%%

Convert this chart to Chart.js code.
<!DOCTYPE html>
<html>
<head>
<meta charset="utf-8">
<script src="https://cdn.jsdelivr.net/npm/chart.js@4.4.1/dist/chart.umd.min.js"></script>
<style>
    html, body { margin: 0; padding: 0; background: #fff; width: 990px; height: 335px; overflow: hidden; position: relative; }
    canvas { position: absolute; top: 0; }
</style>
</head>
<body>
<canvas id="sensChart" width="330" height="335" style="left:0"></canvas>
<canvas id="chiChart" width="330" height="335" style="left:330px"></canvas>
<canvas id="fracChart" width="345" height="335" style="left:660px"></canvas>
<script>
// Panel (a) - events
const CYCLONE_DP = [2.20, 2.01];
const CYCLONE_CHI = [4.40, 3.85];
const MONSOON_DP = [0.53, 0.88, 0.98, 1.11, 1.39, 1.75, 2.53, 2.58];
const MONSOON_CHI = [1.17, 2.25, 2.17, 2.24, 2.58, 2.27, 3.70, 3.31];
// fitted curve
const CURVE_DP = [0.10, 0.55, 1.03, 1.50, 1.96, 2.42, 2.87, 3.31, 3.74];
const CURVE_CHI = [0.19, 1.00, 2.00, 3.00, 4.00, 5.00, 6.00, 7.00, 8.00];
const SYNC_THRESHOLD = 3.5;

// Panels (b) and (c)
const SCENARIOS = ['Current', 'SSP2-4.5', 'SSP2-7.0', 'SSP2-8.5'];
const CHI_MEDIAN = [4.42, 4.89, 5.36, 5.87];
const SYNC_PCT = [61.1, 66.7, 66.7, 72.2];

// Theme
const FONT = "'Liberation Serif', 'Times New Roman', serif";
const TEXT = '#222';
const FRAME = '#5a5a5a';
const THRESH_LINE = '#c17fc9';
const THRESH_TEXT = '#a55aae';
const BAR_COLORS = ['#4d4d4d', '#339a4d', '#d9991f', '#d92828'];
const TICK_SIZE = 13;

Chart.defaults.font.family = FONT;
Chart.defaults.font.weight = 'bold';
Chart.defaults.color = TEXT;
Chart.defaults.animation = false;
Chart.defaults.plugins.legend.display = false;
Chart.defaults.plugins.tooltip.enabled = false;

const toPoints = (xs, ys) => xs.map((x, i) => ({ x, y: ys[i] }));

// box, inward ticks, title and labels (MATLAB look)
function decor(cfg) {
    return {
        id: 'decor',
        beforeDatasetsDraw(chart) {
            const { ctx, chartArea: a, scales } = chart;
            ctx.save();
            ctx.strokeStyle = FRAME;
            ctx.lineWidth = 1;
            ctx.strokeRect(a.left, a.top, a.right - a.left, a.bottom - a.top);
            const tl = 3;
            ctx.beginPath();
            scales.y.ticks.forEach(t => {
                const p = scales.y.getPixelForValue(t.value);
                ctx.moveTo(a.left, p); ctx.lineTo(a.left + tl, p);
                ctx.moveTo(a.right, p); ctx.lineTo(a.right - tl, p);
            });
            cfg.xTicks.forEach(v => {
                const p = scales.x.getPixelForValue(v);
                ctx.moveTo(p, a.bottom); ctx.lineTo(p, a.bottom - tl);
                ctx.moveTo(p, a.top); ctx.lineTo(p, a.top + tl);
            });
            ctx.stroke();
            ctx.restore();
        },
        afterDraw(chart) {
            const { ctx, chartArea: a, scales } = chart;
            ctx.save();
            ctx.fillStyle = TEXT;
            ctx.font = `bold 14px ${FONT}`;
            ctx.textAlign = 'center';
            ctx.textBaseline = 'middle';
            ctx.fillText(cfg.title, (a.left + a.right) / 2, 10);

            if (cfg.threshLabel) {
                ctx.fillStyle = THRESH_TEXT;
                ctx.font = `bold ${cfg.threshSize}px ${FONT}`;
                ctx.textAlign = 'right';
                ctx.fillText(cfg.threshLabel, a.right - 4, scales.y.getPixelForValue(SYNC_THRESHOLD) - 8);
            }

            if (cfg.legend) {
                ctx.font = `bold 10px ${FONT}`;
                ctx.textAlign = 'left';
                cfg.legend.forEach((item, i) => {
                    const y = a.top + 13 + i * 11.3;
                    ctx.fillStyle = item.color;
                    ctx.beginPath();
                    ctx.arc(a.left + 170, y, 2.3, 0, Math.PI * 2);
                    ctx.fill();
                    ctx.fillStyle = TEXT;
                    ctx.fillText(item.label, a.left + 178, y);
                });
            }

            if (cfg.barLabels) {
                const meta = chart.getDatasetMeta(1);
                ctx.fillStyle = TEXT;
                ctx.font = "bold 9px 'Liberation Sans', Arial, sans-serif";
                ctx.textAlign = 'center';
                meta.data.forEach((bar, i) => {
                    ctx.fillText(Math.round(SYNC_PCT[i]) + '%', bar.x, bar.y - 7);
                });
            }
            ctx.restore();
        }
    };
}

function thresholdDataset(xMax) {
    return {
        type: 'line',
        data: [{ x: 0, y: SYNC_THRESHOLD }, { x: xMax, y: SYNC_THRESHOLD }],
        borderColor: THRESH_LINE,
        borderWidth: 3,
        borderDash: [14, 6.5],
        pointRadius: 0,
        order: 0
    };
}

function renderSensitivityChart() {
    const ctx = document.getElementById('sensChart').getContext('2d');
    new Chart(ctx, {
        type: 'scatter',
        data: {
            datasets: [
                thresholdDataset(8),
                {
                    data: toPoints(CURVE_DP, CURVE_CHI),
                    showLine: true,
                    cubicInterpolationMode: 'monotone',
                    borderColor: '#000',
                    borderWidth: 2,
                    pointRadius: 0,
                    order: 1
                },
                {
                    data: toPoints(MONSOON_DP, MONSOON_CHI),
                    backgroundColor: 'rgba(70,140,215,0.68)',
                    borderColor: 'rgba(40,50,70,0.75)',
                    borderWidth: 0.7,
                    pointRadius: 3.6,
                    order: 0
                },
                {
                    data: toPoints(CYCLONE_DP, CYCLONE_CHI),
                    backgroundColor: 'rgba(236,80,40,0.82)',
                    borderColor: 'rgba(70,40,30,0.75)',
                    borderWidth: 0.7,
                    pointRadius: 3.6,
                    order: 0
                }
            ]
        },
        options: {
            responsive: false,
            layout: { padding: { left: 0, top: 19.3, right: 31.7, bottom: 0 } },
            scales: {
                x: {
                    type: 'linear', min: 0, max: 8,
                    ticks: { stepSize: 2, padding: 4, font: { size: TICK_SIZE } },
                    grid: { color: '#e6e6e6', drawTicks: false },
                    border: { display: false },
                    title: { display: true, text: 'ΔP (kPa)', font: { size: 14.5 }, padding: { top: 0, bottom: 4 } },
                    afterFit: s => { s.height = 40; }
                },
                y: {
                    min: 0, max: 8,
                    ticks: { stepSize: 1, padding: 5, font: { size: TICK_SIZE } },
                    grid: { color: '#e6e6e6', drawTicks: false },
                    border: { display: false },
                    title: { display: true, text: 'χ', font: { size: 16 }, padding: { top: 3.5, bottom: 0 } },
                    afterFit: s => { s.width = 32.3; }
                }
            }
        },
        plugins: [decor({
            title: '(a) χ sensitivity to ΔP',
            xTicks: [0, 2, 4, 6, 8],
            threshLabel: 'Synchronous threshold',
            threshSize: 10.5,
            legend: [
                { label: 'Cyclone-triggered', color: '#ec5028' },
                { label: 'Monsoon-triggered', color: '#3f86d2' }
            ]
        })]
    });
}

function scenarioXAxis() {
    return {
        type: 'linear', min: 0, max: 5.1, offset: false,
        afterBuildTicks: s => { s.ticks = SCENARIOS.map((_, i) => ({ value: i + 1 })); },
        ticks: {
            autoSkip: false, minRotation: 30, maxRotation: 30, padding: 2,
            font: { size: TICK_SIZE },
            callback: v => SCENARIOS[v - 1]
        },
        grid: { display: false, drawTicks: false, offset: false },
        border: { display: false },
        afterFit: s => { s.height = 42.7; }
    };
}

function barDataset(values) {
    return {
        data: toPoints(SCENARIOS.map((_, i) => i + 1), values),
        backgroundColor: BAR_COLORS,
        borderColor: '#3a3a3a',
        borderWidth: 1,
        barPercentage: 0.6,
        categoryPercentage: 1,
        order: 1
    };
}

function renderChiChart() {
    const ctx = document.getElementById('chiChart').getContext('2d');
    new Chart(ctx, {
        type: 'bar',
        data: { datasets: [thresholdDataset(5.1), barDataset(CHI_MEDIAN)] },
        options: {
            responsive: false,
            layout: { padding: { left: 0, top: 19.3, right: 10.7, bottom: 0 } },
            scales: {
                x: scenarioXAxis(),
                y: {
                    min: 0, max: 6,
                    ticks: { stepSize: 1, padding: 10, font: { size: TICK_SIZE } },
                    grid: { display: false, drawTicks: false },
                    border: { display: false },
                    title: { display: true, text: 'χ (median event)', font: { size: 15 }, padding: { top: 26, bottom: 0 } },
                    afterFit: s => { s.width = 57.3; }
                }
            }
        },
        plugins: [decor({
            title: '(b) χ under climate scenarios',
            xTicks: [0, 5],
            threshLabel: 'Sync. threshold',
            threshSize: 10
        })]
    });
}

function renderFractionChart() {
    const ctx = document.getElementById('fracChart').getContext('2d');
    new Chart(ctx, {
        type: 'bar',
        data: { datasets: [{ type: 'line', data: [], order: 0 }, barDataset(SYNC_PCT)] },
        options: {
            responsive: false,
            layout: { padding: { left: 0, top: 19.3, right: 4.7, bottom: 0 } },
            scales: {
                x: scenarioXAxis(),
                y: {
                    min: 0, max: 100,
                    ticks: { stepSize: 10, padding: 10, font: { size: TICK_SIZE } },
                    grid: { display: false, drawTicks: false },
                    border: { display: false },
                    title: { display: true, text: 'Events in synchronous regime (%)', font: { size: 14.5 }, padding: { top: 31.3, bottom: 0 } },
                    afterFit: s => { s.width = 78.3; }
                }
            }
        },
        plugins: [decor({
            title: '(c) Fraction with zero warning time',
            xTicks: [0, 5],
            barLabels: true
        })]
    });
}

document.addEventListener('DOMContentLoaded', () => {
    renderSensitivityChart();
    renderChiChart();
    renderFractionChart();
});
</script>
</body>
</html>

%%

What the task requires » Please transcribe, exactly and with nothing added, the lines from the first line of the material above through the line that contains "Chart.defaults.plugins.tooltip.enabled = false;".

Response to this exercise »
Convert this chart to Chart.js code.
<!DOCTYPE html>
<html>
<head>
<meta charset="utf-8">
<script src="https://cdn.jsdelivr.net/npm/chart.js@4.4.1/dist/chart.umd.min.js"></script>
<style>
    html, body { margin: 0; padding: 0; background: #fff; width: 990px; height: 335px; overflow: hidden; position: relative; }
    canvas { position: absolute; top: 0; }
</style>
</head>
<body>
<canvas id="sensChart" width="330" height="335" style="left:0"></canvas>
<canvas id="chiChart" width="330" height="335" style="left:330px"></canvas>
<canvas id="fracChart" width="345" height="335" style="left:660px"></canvas>
<script>
// Panel (a) - events
const CYCLONE_DP = [2.20, 2.01];
const CYCLONE_CHI = [4.40, 3.85];
const MONSOON_DP = [0.53, 0.88, 0.98, 1.11, 1.39, 1.75, 2.53, 2.58];
const MONSOON_CHI = [1.17, 2.25, 2.17, 2.24, 2.58, 2.27, 3.70, 3.31];
// fitted curve
const CURVE_DP = [0.10, 0.55, 1.03, 1.50, 1.96, 2.42, 2.87, 3.31, 3.74];
const CURVE_CHI = [0.19, 1.00, 2.00, 3.00, 4.00, 5.00, 6.00, 7.00, 8.00];
const SYNC_THRESHOLD = 3.5;

// Panels (b) and (c)
const SCENARIOS = ['Current', 'SSP2-4.5', 'SSP2-7.0', 'SSP2-8.5'];
const CHI_MEDIAN = [4.42, 4.89, 5.36, 5.87];
const SYNC_PCT = [61.1, 66.7, 66.7, 72.2];

// Theme
const FONT = "'Liberation Serif', 'Times New Roman', serif";
const TEXT = '#222';
const FRAME = '#5a5a5a';
const THRESH_LINE = '#c17fc9';
const THRESH_TEXT = '#a55aae';
const BAR_COLORS = ['#4d4d4d', '#339a4d', '#d9991f', '#d92828'];
const TICK_SIZE = 13;

Chart.defaults.font.family = FONT;
Chart.defaults.font.weight = 'bold';
Chart.defaults.color = TEXT;
Chart.defaults.animation = false;
Chart.defaults.plugins.legend.display = false;
Chart.defaults.plugins.tooltip.enabled = false;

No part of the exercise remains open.